You might be asking how I could be so dumb. This stuff seems like obvious fraud.
P.T. Barnum, the famed circus owner, reportedly said, “There’s a sucker born every minute.”
The digital age has sped up the production of suckers to nanoseconds.
All I can say in my defense is desperation makes fools of us all.
Most people who followed my Facebook Page knew me through my writing.
I enjoyed pretending I was still a newspaper columnist or a writer that mattered. I’m not. Maybe I never was, but transitions are difficult, and we do what we must to survive.
Eventually, I gave up on the page. I blocked and moved on with life.
Until last week.
That’s when emails and text messages started to pour in.
“What are you thinking?”
“Are you OK”
“It’s a bad look for you.”
The scofflaws who stole my page mostly post dull and stupid videos.
But occasionally they throw in some scantily clad woman jiggling in provocative ways.
That has happened enough that someone contacted my principal anonymously to note the content and that some of it was posted during the school day.
I explained to everyone that even though the page has my name on it, my face on it, my pictures, and some of my writing — it isn’t me.
I have no control and no route to get Facebook’s attention. I am powerless to stop it.
I’ve asked my news friends if they have any contacts at Meta. They don’t. Nobody does. Everything is done through electronic forms.
The current presidential administration wooed all the tech bros into his thrall. They all did away with fact-checking efforts. The crazy is impossible to stop, so let it flow, the billionaires who get fractionally richer every time someone shouts 9-11 was an inside job and they’re running a pedophilia ring out of a pizzeria.
Who cares if some mope in Des Moines who is just trying to survive has his reputation wrecked and his employment threatened? This country isn’t for ordinary citizens anymore.
I’m lucky. My principal listened to me. We documented the conversation and, hopefully, that will be the end of that.
But I know some people followed me as a columnist and still see my work here and elsewhere who will believe I’m a creep posting smut.
The page is gone, but parts of me remain. Mom 2.0’s obituary is on there.

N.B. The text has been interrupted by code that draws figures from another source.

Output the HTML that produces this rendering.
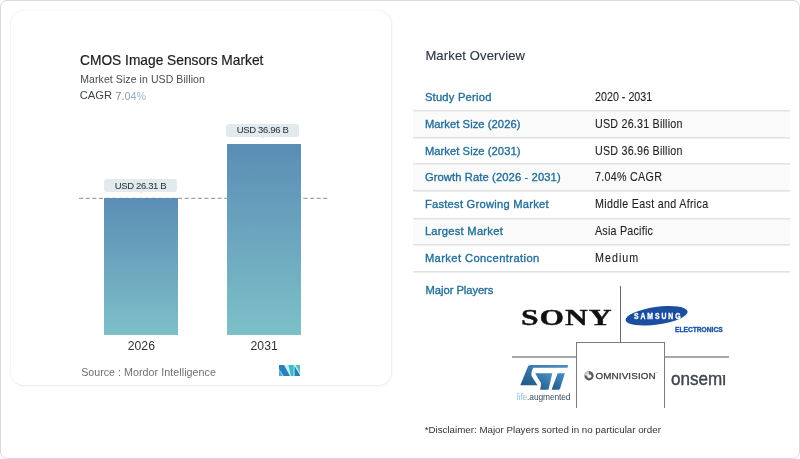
<!DOCTYPE html>
<html>
<head>
<meta charset="utf-8">
<style>
*{margin:0;padding:0;box-sizing:border-box}
html,body{width:800px;height:459px;background:#fff;overflow:hidden}
body{position:relative;font-family:"Liberation Sans",Arial,sans-serif;-webkit-font-smoothing:antialiased}
#root{position:absolute;left:0;top:0;width:800px;height:459px;will-change:transform}
.a{position:absolute;white-space:nowrap;line-height:1}
#frame{position:absolute;left:0;top:0;width:800px;height:459px;border:1px solid #d9d9d9;border-radius:7px}
#card{position:absolute;left:9.5px;top:9.5px;width:382px;height:376px;border-radius:14px;border:1px solid;border-color:#f6f6f6 #f0f0f0 #eeeeee #f5f5f5;box-shadow:0.5px 0.5px 2px rgba(0,0,0,0.03)}
.bar{position:absolute;background:linear-gradient(#5b8db5,#7dc0c8)}
.pill{position:absolute;background:#e3eaee;border-radius:3px;font-size:9.5px;letter-spacing:-0.35px;color:#2c363e;text-align:center;-webkit-text-stroke:0.05px #2c363e}
.pill:after{content:"";position:absolute;left:50%;bottom:-2px;margin-left:-2px;border-left:2px solid transparent;border-right:2px solid transparent;border-top:2px solid #e9eef1}
.row{position:absolute;left:413px;width:377px;height:27px}
.sep{position:absolute;left:413px;width:377px;height:2px;background:linear-gradient(#e3e3e3 50%,#eeeeee 50%)}
.lbl{position:absolute;left:424.9px;font-size:11.2px;color:#246f9a;-webkit-text-stroke:0.35px #246f9a}
.val{position:absolute;left:594.9px;font-size:12.2px;color:#1e1e1e;-webkit-text-stroke:0.1px #1e1e1e;transform:scaleX(0.88);transform-origin:0 0}
</style>
</head>
<body>
<div id="root">
<div id="frame"></div>
<div id="card"></div>

<!-- chart titles -->
<div class="a" style="left:80px;top:54.2px;font-size:13.75px;color:#1a1d20;-webkit-text-stroke:0.2px #1a1d20">CMOS Image Sensors Market</div>
<div class="a" style="left:80.3px;top:73.8px;font-size:10.5px;color:#464b4f;letter-spacing:0.08px">Market Size in USD Billion</div>
<div class="a" style="left:79.7px;top:90.2px;font-size:11.2px;color:#3f4448">CAGR</div>
<div class="a" style="left:115.6px;top:90.6px;font-size:10.7px"><span style="color:#7d858b">7</span><span style="color:#8597a4">.</span><span style="color:#88a3b8">0</span><span style="color:#8cadc6">4</span><span style="color:#93b6d0">%</span></div>

<!-- dashed line -->
<svg class="a" style="left:0;top:0" width="800" height="459">
<line x1="79" y1="198.3" x2="328" y2="198.3" stroke="#8a8f93" stroke-width="1" stroke-dasharray="4.2 2.4"/>
</svg>

<!-- bars -->
<div class="bar" style="left:104px;top:198px;width:73.6px;height:136.5px"></div>
<div class="bar" style="left:227px;top:143.5px;width:74px;height:191px"></div>
<div class="pill" style="left:104px;top:178.5px;width:73px;height:13.5px;line-height:14.4px">USD 26.31 B</div>
<div class="pill" style="left:226.3px;top:123.5px;width:72.6px;height:13.5px;line-height:12.8px">USD 36.96 B</div>

<div class="a" style="left:127.8px;top:340px;font-size:12.2px;color:#333">2026</div>
<div class="a" style="left:250.6px;top:340px;font-size:12.2px;color:#333">2031</div>

<div class="a" style="left:81.2px;top:367.3px;font-size:10.7px;color:#6d7176">Source :</div>
<div class="a" style="left:124px;top:367.3px;font-size:10.7px;color:#6d7176;letter-spacing:0.06px">Mordor Intelligence</div>

<!-- MI logo -->
<svg class="a" style="left:279px;top:365px" width="21" height="11" viewBox="0 0 21 10.8">
<rect x="0" y="0" width="21" height="10.8" fill="#c6f3f8"/>
<polygon points="0,0 5,0 11,10.8 4.6,10.8 0,3.8" fill="#2b82bb"/>
<polygon points="0,4.7 0,10.8 3.8,10.8" fill="#42b6c2"/>
<polygon points="9.4,0 14.8,0 14.5,10.8 11.9,10.8" fill="#3cbcc4"/>
<polygon points="15.5,0.9 15.5,10.8 21,10.8 21,9.9" fill="#2a80b6"/>
<polygon points="16.6,0 21,0 21,7.9" fill="#4bc3b5"/>
</svg>

<!-- right panel -->
<div class="a" style="left:425.4px;top:48.6px;font-size:13px;color:#2c3842;letter-spacing:0.15px;-webkit-text-stroke:0.15px #2c3842">Market Overview</div>

<div class="row" style="top:111px;background:#fafafa;height:27px"></div>
<div class="row" style="top:164.4px;background:#fafafa;height:27px"></div>
<div class="row" style="top:218.6px;background:#fafafa;height:27px"></div>
<div class="sep" style="top:110px"></div>
<div class="sep" style="top:136.7px"></div>
<div class="sep" style="top:163.4px"></div>
<div class="sep" style="top:190.3px"></div>
<div class="sep" style="top:217.6px"></div>
<div class="sep" style="top:244.4px"></div>
<div class="sep" style="top:271.3px"></div>

<div class="lbl a" style="top:91.5px;letter-spacing:0.22px">Study Period</div>
<div class="lbl a" style="top:118.5px;letter-spacing:0.06px">Market Size (2026)</div>
<div class="lbl a" style="top:145.5px;letter-spacing:0.06px">Market Size (2031)</div>
<div class="lbl a" style="top:171.5px;letter-spacing:0.11px">Growth Rate (2026 - 2031)</div>
<div class="lbl a" style="top:198.5px;letter-spacing:0.24px">Fastest Growing Market</div>
<div class="lbl a" style="top:225.5px;letter-spacing:0.25px">Largest Market</div>
<div class="lbl a" style="top:252.5px;letter-spacing:0.39px">Market Concentration</div>

<div class="val a" style="top:90.6px">2020 - 2031</div>
<div class="val a" style="top:117.6px;letter-spacing:0.24px">USD 26.31 Billion</div>
<div class="val a" style="top:144.6px;letter-spacing:0.24px">USD 36.96 Billion</div>
<div class="val a" style="top:170.6px;letter-spacing:0.32px">7.04% CAGR</div>
<div class="val a" style="top:197.6px;letter-spacing:0.35px">Middle East and Africa</div>
<div class="val a" style="top:224.6px;letter-spacing:0.25px">Asia Pacific</div>
<div class="val a" style="top:251.6px;letter-spacing:1.16px">Medium</div>

<div class="lbl a" style="left:425.6px;top:285px;font-size:11.2px;letter-spacing:-0.05px">Major Players</div>

<!-- grid lines -->
<div class="a" style="left:620px;top:285.5px;width:1px;height:57px;background:#6a6a6a"></div>
<div class="a" style="left:576px;top:342px;width:89px;height:66px;border:1px solid #7c7c7c;border-bottom:none"></div>
<div class="a" style="left:512px;top:356px;width:64px;height:1.6px;background:#a8a8a8"></div>
<div class="a" style="left:665px;top:356px;width:64px;height:1.6px;background:#a8a8a8"></div>

<!-- SONY -->
<div class="a" style="left:521.2px;top:305.7px;font-family:'Liberation Serif',serif;font-weight:700;font-size:23.6px;color:#111;letter-spacing:0.7px;-webkit-text-stroke:0.35px #111;transform:scaleX(1.34);transform-origin:0 0">SONY</div>

<!-- SAMSUNG -->
<svg class="a" style="left:620px;top:300px" width="110" height="40" viewBox="0 0 800 291">
<ellipse cx="266" cy="115" rx="228" ry="64" transform="rotate(-8 266 115)" fill="#1b4ea0"/>
<text transform="translate(101,136) scale(0.83,1)" font-family="Liberation Sans" font-weight="700" font-size="60" fill="#fff" stroke="#fff" stroke-width="2.5" letter-spacing="17">SAMSUNG</text>
<text transform="translate(400,231) scale(0.85,1)" font-family="Liberation Sans" font-weight="700" font-size="57" fill="#1f56a5" stroke="#1f56a5" stroke-width="3">ELECTRONICS</text>
</svg>

<!-- ST -->
<svg class="a" style="left:517px;top:362px" width="55" height="30" viewBox="0 0 800 436">
<defs><linearGradient id="stg" x1="0.9" y1="0" x2="0.1" y2="1"><stop offset="0" stop-color="#4a8fc2"/><stop offset="1" stop-color="#22598b"/></linearGradient></defs>
<path d="M164,56 Q176,43 200,43 L742,43 L736,82 L237,82 Q200,150 212,205 L298,337 L48,337 Z" fill="url(#stg)"/>
<path d="M265,164 L513,164 L458,403 L337,403 Q350,340 349,304 Q300,230 265,164 Z" fill="url(#stg)"/>
<path d="M592,164 L697,164 L628,380 Q620,403 598,403 L503,403 Z" fill="url(#stg)"/>
</svg>
<div class="a" style="left:516.8px;top:393.3px;font-size:8.4px;letter-spacing:-0.1px"><span style="color:#8cc4de">life</span><span style="color:#3b4d5c">.augmented</span></div>

<!-- OMNIVISION -->
<svg class="a" style="left:583.5px;top:370.8px" width="10" height="10" viewBox="0 0 10 10">
<defs><radialGradient id="og" cx="0.5" cy="0.5" r="0.5"><stop offset="0.3" stop-color="#8a8a8a"/><stop offset="1" stop-color="#444"/></radialGradient></defs>
<circle cx="5" cy="4.8" r="4.6" fill="url(#og)"/>
<path d="M5,4.8 L0.4,4.8 A4.6,4.6 0 0 1 5,0.2 Z" fill="#c4c4c4"/>
<path d="M5,4.8 L5,0.2 A4.6,4.6 0 0 1 8.2,1.5 Z" fill="#6a6a6a"/>
<ellipse cx="5.4" cy="5.2" rx="1.9" ry="1.7" fill="#fafafa"/>
<path d="M2.6,2.8 L5.2,5" stroke="#f0f0f0" stroke-width="1.4"/>
</svg>
<div class="a" style="left:595.4px;top:370.6px;font-size:9.9px;font-weight:400;color:#3a3a3a;letter-spacing:0.12px;-webkit-text-stroke:0.25px #3a3a3a">OMNIVISION</div>
<div class="a" style="left:654.5px;top:371.5px;font-size:2.5px;color:#888">TM</div>

<!-- onsemi -->
<div class="a" style="left:671px;top:371px;font-size:17.8px;color:#41464c;-webkit-text-stroke:0.4px #41464c;transform:scaleX(0.96);transform-origin:0 0">onsemi</div>
<div class="a" style="left:718px;top:368px;width:9px;height:6.5px;background:#fff"></div>
<div class="a" style="left:722.3px;top:374.8px;width:1.2px;height:1.2px;background:#e07050"></div>

<div class="a" style="left:424.7px;top:425px;font-size:9.75px;color:#333">*Disclaimer: Major Players sorted in no particular order</div>
</div>
</body>
</html>
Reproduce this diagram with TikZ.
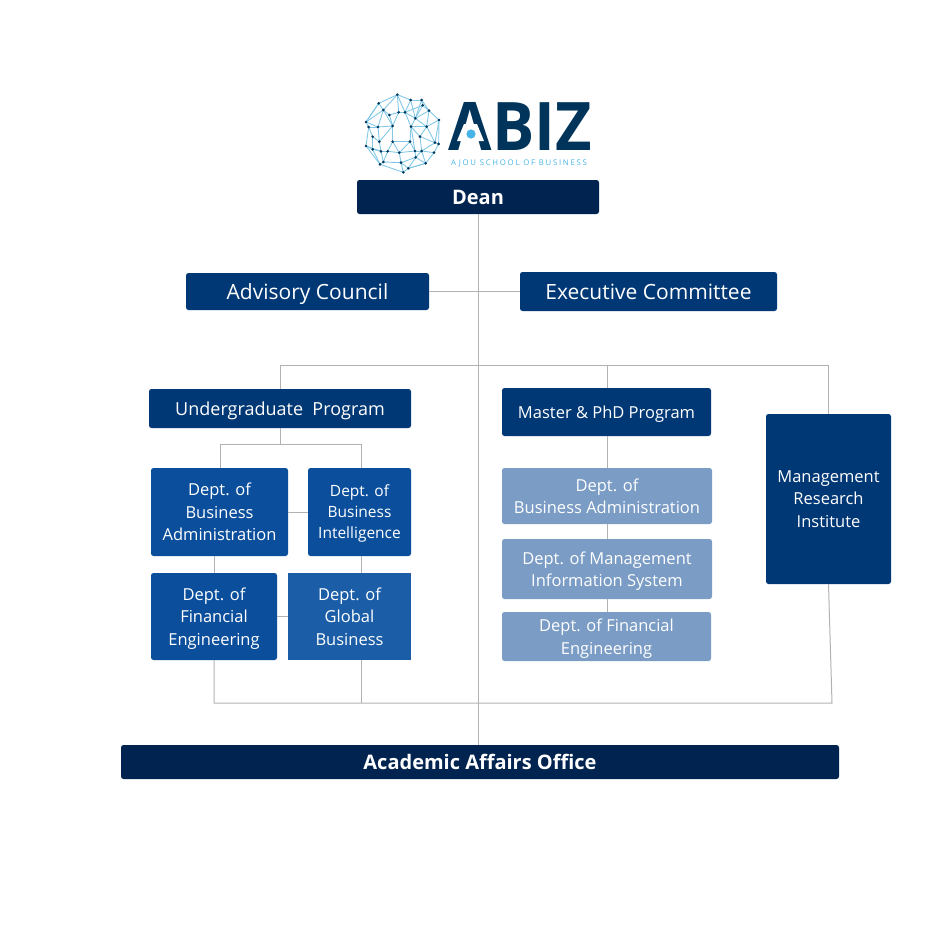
\documentclass[tikz,border=0pt]{standalone}
\usepackage{fontspec}
\usepackage{xcolor}
\usepackage{tikz}
\usetikzlibrary{positioning}
\setmainfont{Open Sans}
\newfontfamily\tagfont[LetterSpace=22]{Open Sans}
\definecolor{nuit}{RGB}{0,35,79}
\definecolor{marine}{RGB}{0,56,117}
\definecolor{roi}{RGB}{11,79,156}
\definecolor{azur}{RGB}{27,94,167}
\definecolor{pale}{RGB}{122,156,197}
\definecolor{lien}{RGB}{178,178,178}
\definecolor{logonavy}{RGB}{0,52,90}
\definecolor{logosky}{RGB}{130,200,230}
\definecolor{logodot}{RGB}{70,180,230}

\begin{document}
\begin{tikzpicture}[x=1pt, y=-1pt,
  b/.style 2 args={rectangle, rounded corners=2.5pt, fill=#1, text=white, text depth=0pt,
                   minimum width=#2, inner sep=0pt, align=center},
  big/.style={font=\fontsize{21}{25}\selectfont},
  mid/.style={font=\fontsize{16.5}{22.5}\selectfont},
  lk/.style={draw=lien, line width=1pt}]
\useasboundingbox (0,0) rectangle (945,945);
% logo
\begin{scope}[shift={(350,80)}, x=0.3333pt, y=-0.3333pt]
\foreach \i/\px/\py in {1/142/44, 2/182/60, 3/215/60, 4/218/76, 5/86/70, 6/100/90, 7/118/105,
  8/146/97, 9/165/97, 10/196/115, 11/237/92, 12/267/120, 13/230/140, 14/183/140, 15/128/138,
  16/84/141, 17/56/141, 18/48/126, 19/88/185, 20/68/170, 21/48/198, 22/68/208, 23/93/214,
  24/113/214, 25/128/185, 26/180/185, 27/148/218, 28/195/213, 29/215/213, 30/210/170,
  31/255/188, 32/266/192, 33/252/218, 34/227/250, 35/197/232, 36/175/265, 37/160/277,
  38/153/248, 39/100/246, 40/90/253}
  \coordinate (p\i) at (\px,\py);
\foreach \a/\b in {1/2, 2/3, 3/4, 4/11, 11/12, 12/32, 32/33, 33/34, 34/36, 36/37, 37/40, 40/21,
  21/17, 17/18, 18/5, 5/1, 1/8, 1/9, 2/9, 2/10, 3/10, 4/10, 4/9, 5/6, 6/7, 7/8, 8/9, 6/16, 6/15,
  7/15, 8/15, 9/14, 9/10, 10/14, 10/13, 11/13, 12/13, 13/14, 14/30, 13/30, 13/31, 12/31, 31/32,
  30/29, 31/29, 33/29, 29/28, 28/26, 26/25, 25/24, 24/23, 23/22, 22/21, 15/16, 16/17, 18/16,
  16/19, 17/20, 20/22, 19/23, 15/19, 15/25, 14/26, 25/27, 26/27, 24/27, 27/28, 27/38, 28/35,
  29/35, 35/36, 35/34, 38/36, 38/39, 39/40, 24/39, 23/39, 22/40, 38/35, 29/34, 14/28, 19/20,
  5/18, 1/6, 3/11, 11/10, 18/6, 37/38, 36/34, 21/23, 30/31}
  \draw[logosky, line width=0.9pt] (p\a) -- (p\b);
\foreach \i in {1,...,40}
  \fill[logonavy] (p\i) circle (4.4);
\end{scope}
\node[text=logonavy, font=\fontsize{67}{67}\bfseries\selectfont, xscale=0.94, inner sep=0pt, text depth=0pt] (abiz) at (520.5,126) {ABIZ};
\fill[white] (464,124) -- (477,124) -- (484,141) -- (457,141) -- cycle;
\fill[logodot] (471,134) circle (4.6);
\node[text=logodot, font=\fontsize{7.8}{9}\tagfont, inner sep=0pt] (tagline) at (519,163.5) {AJOU SCHOOL OF BUSINESS};
% boxes
\node[b={nuit}{242pt}, minimum height=34pt, text depth=-2pt, font=\fontsize{20}{24}\bfseries\selectfont] (dean) at (478,197) {Dean};
\node[b={marine}{243pt}, minimum height=37pt, big] (adv) at (307.5,291.5) {Advisory Council};
\node[b={marine}{257pt}, minimum height=39pt, big] (exec) at (648.5,291.5) {Executive Committee};
\node[b={marine}{262pt}, minimum height=39pt, font=\fontsize{18}{22}\selectfont] (ug) at (280,408.5) {Undergraduate\ \ Program};
\node[b={marine}{209pt}, minimum height=48pt, mid] (ms) at (606.5,412) {Master \& PhD Program};
\node[b={marine}{125pt}, minimum height=170pt, text depth=-2pt, mid] (mri) at (828.5,499) {Management\\Research\\Institute};
\node[b={roi}{137pt}, minimum height=88pt, text depth=-2pt, mid] (ba) at (219.5,512) {Dept. of\\Business\\Administration};
\node[b={roi}{103pt}, minimum height=88pt, font=\fontsize{15.5}{21}\selectfont] (bi) at (359.5,512) {Dept. of\\Business\\Intelligence};
\node[b={roi}{126pt}, minimum height=87pt, mid] (fe) at (214,616.5) {Dept. of\\Financial\\Engineering};
\node[b={azur}{123pt}, minimum height=87pt, rounded corners=0pt, mid] (gb) at (349.5,616.5) {Dept. of\\Global\\Business};
\node[b={pale}{210pt}, minimum height=56pt, text depth=-2pt, mid] (mba) at (607,496) {Dept. of\\Business Administration};
\node[b={pale}{210pt}, minimum height=60pt, mid] (mis) at (607,569) {Dept. of Management\\Information System};
\node[b={pale}{209pt}, minimum height=49pt, mid] (mfe) at (606.5,636.5) {Dept. of Financial\\Engineering};
\node[b={nuit}{718pt}, minimum height=34pt, font=\fontsize{20}{24}\bfseries\selectfont] (acad) at (480,762) {Academic Affairs Office};
% corners of the lines
\coordinate (tl) at (280,365);
\coordinate (tm) at (607,365);
\coordinate (tr) at (828,365);
\coordinate (fl) at (220,444);
\coordinate (fm) at (280,444);
\coordinate (fr) at (361,444);
\coordinate (bl) at (214,703);
\coordinate (bm) at (361,703);
\coordinate (br) at (832,703);
% lines
\draw[lk] (dean.south) -- (acad.north -| dean.south);
\draw[lk] (adv) -- (exec);
\draw[lk] (ug.north) -- (tl) -- (tr) -- (tr |- mri.north);
\draw[lk] (ms.north -| tm) -- (tm);
\draw[lk] (ug.south) -- (fm);
\draw[lk] (ba.north -| fl) -- (fl) -- (fr) -- (bi.north -| fr);
\draw[lk] (ba) -- (bi);
\draw[lk] (ba.south -| fe.north) -- (fe.north);
\draw[lk] (bi.south -| fr) -- (gb.north -| fr);
\draw[lk] (fe) -- (gb);
\draw[lk] (fe.south) -- (bl) -- (br) -- (mri.south);
\draw[lk] (gb.south -| bm) -- (bm);
\draw[lk] (ms.south -| tm) -- (mba.north -| tm);
\draw[lk] (mba.south -| tm) -- (mis.north -| tm);
\draw[lk] (mis.south -| tm) -- (mfe.north -| tm);
\end{tikzpicture}
\end{document}
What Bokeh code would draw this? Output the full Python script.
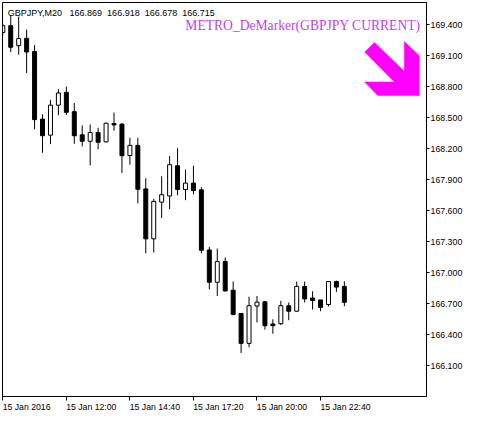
from bokeh.plotting import figure
from bokeh.models import (ColumnDataSource, Range1d, FixedTicker, PrintfTickFormatter,
                          Label)
from bokeh.embed import file_html
from bokeh.resources import INLINE

# GBPJPY M20 bars, 15 Jan 2016 09:20 .. 23:40
opens = [169.325, 169.391, 169.197, 169.269, 169.141, 168.487, 168.332, 168.622,
         168.746, 168.559, 168.335, 168.273, 168.357, 168.267, 168.445, 168.438,
         168.135, 168.233, 167.812, 167.329, 167.684, 167.744, 168.036, 167.806,
         167.868, 167.803, 167.221, 166.909, 167.110, 166.832, 166.607, 166.318,
         166.679, 166.720, 166.505, 166.508, 166.682, 166.629, 166.869, 166.757,
         166.738, 166.694, 166.916, 166.869]
highs = [169.410, 169.493, 169.478, 169.353, 169.204, 168.534, 168.674, 168.777,
         168.802, 168.643, 168.426, 168.435, 168.403, 168.454, 168.550, 168.450,
         168.307, 168.307, 167.915, 167.716, 167.934, 168.130, 168.205, 167.999,
         168.036, 167.828, 167.252, 167.235, 167.149, 166.916, 166.607, 166.769,
         166.776, 166.729, 166.551, 166.729, 166.713, 166.916, 166.916, 166.822,
         166.738, 166.916, 166.925, 166.918]
lows = [169.300, 169.136, 169.110, 168.933, 168.389, 168.161, 168.245, 168.525,
        168.529, 168.248, 168.223, 168.039, 168.195, 168.263, 168.375, 167.966,
        168.046, 167.672, 167.189, 167.196, 167.532, 167.616, 167.750, 167.703,
        167.759, 167.189, 166.841, 166.776, 166.820, 166.589, 166.225, 166.281,
        166.521, 166.451, 166.411, 166.495, 166.542, 166.625, 166.713, 166.645,
        166.629, 166.676, 166.816, 166.678]
closes = [169.391, 169.182, 169.266, 169.136, 168.482, 168.326, 168.622, 168.740,
          168.553, 168.326, 168.273, 168.357, 168.263, 168.447, 168.431, 168.133,
          168.233, 167.808, 167.329, 167.691, 167.756, 168.046, 167.806, 167.868,
          167.796, 167.219, 166.909, 167.109, 166.825, 166.598, 166.318, 166.682,
          166.717, 166.489, 166.489, 166.682, 166.629, 166.869, 166.748, 166.732,
          166.666, 166.916, 166.862, 166.715]

yticks = [166.1, 166.4, 166.7, 167.0, 167.3, 167.6, 167.9, 168.2, 168.5, 168.8,
          169.1, 169.4]
xtick_pos = [0, 8, 16, 24, 32, 40]
xtick_labels = ["15 Jan 2016", "15 Jan 12:00", "15 Jan 14:40", "15 Jan 17:20",
                "15 Jan 20:00", "15 Jan 22:40"]

header = ["GBPJPY,M20", "166.869", "166.918", "166.678", "166.715"]
indicator = "METRO_DeMarker(GBPJPY CURRENT)"

# the indicator's signal arrow (bar index, price)
arrow_x = [46.80, 50.55, 50.55, 52.43, 52.43, 47.21, 45.55, 49.30, 45.55]
arrow_y = [169.229, 168.949, 169.238, 169.101, 168.715, 168.715, 168.846, 168.846,
           169.136]

FONT = "Liberation Sans"
LABEL_PX = 8.7
BAR_PX = 8.0  # pixels per bar on the frame

# rough Liberation Sans advance widths (em) to left-align the time labels
ADV = {" ": 0.278, ":": 0.278, "J": 0.5}


def text_width(s, size):
    return sum(ADV.get(ch, 0.556) for ch in s) * size


idx = list(range(len(opens)))
bull = [c >= o for o, c in zip(opens, closes)]
src = ColumnDataSource(dict(
    x=idx, high=highs, low=lows,
    top=[max(o, c) for o, c in zip(opens, closes)],
    bottom=[min(o, c) for o, c in zip(opens, closes)],
    fill=["white" if b else "black" for b in bull],
))

p = figure(width=465, height=414,
           x_range=Range1d(-0.0375, 53.34), y_range=Range1d(165.804, 169.615),
           y_axis_location="right", toolbar_location=None, output_backend="svg",
           min_border_left=2, min_border_top=2, min_border_right=36,
           min_border_bottom=15)
p.grid.visible = False
p.outline_line_color = "black"
p.outline_line_alpha = 1.0
p.background_fill_color = "white"
p.border_fill_color = "white"

p.segment(x0="x", y0="low", x1="x", y1="high", source=src,
          line_color="black", line_width=1)
p.vbar(x="x", top="top", bottom="bottom", width=0.5, source=src,
       fill_color="fill", line_color="black", line_width=1)

p.patch(arrow_x, arrow_y, fill_color="#ff00ff", line_color="#ff00ff", line_width=0.5)

ya = p.yaxis[0]
ya.ticker = FixedTicker(ticks=yticks)
ya.formatter = PrintfTickFormatter(format="%.3f")
ya.major_tick_in = 0
ya.major_tick_out = 3
ya.minor_tick_line_color = None
ya.major_label_standoff = 1
ya.major_label_text_font = FONT
ya.major_label_text_font_size = "8.8px"
ya.major_label_text_color = "black"
ya.axis_line_color = "black"
ya.major_tick_line_color = "black"

# MT4 puts the time label to the right of its tick: labels sit on (hidden) major
# ticks shifted by half their width, the visible tick marks are the minor ticks
label_ticks = [round(t + text_width(s, LABEL_PX) / 2 / BAR_PX, 3)
               for t, s in zip(xtick_pos, xtick_labels)]
xa = p.xaxis[0]
xa.ticker = FixedTicker(ticks=label_ticks, minor_ticks=xtick_pos)
xa.major_label_overrides = dict(zip(label_ticks, xtick_labels))
xa.major_tick_in = 0
xa.major_tick_out = 0
xa.major_tick_line_color = None
xa.minor_tick_in = 0
xa.minor_tick_out = 4
xa.minor_tick_line_color = "black"
xa.major_label_standoff = 1
xa.major_label_text_font = FONT
xa.major_label_text_font_size = f"{LABEL_PX}px"
xa.major_label_text_color = "black"
xa.axis_line_color = "black"

p.add_layout(Label(x=0.62, y=169.509,
                   text=header[0] + "\u00a0\u00a0\u00a0" + "\u00a0\u00a0".join(header[1:]),
                   text_font=FONT, text_font_size="9px", text_color="black",
                   text_baseline="alphabetic"))
p.add_layout(Label(x=52.59, y=169.391, text=indicator, text_font="Liberation Serif",
                   text_font_size="13.6px", text_color="#bf3fea",
                   text_align="right", text_baseline="alphabetic"))

open("out.html", "w").write(file_html(p, INLINE))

My selfie with Lisa Bluder, the great Iowa and Drake women’s basketball coach, is on there. Pictures of my family and friends are on there.
It looks like me. It has my name and self-chosen title, but it isn’t me.
My principal is reaching out to the district’s tech people. I’ve called some of my newspaper friends and old law enforcement sources.
I can’t afford a lawyer to write a cease-and-desist letter, but I’m looking into other options.
For the record, my true Facebook page is at facebook.com/newsmanone. Anything else on that site that has my name on it is fake. Report it. Unfollow the page. Block it.
And move on with your life.
That’s the only recourse left to me.
Daniel P. Finney is a member of the Iowa Writers Collaborative, but don’t hold that against them. Please visit their page to view a full roster of writers and consider subscribing to their columns. Writing is hard work; people ought to get paid for it. If you enjoy it, throw them a couple of bucks. They earned it.
I am so sorry this happened to you, Daniel. I am glad your principal was able to help you. To me that shows he has great respect for you and your work. Concentrate on that and keep on with your good work as a teacher of young children. Everything else will fall in place eventually.
Small people are out there looking to cause havoc because they have no life of their own. Once they get attention, plumps up egos. Hope your tech people can wipe this from FB. At least some help while you go to school every day teaching positive adult behavior. There is a child looking for that.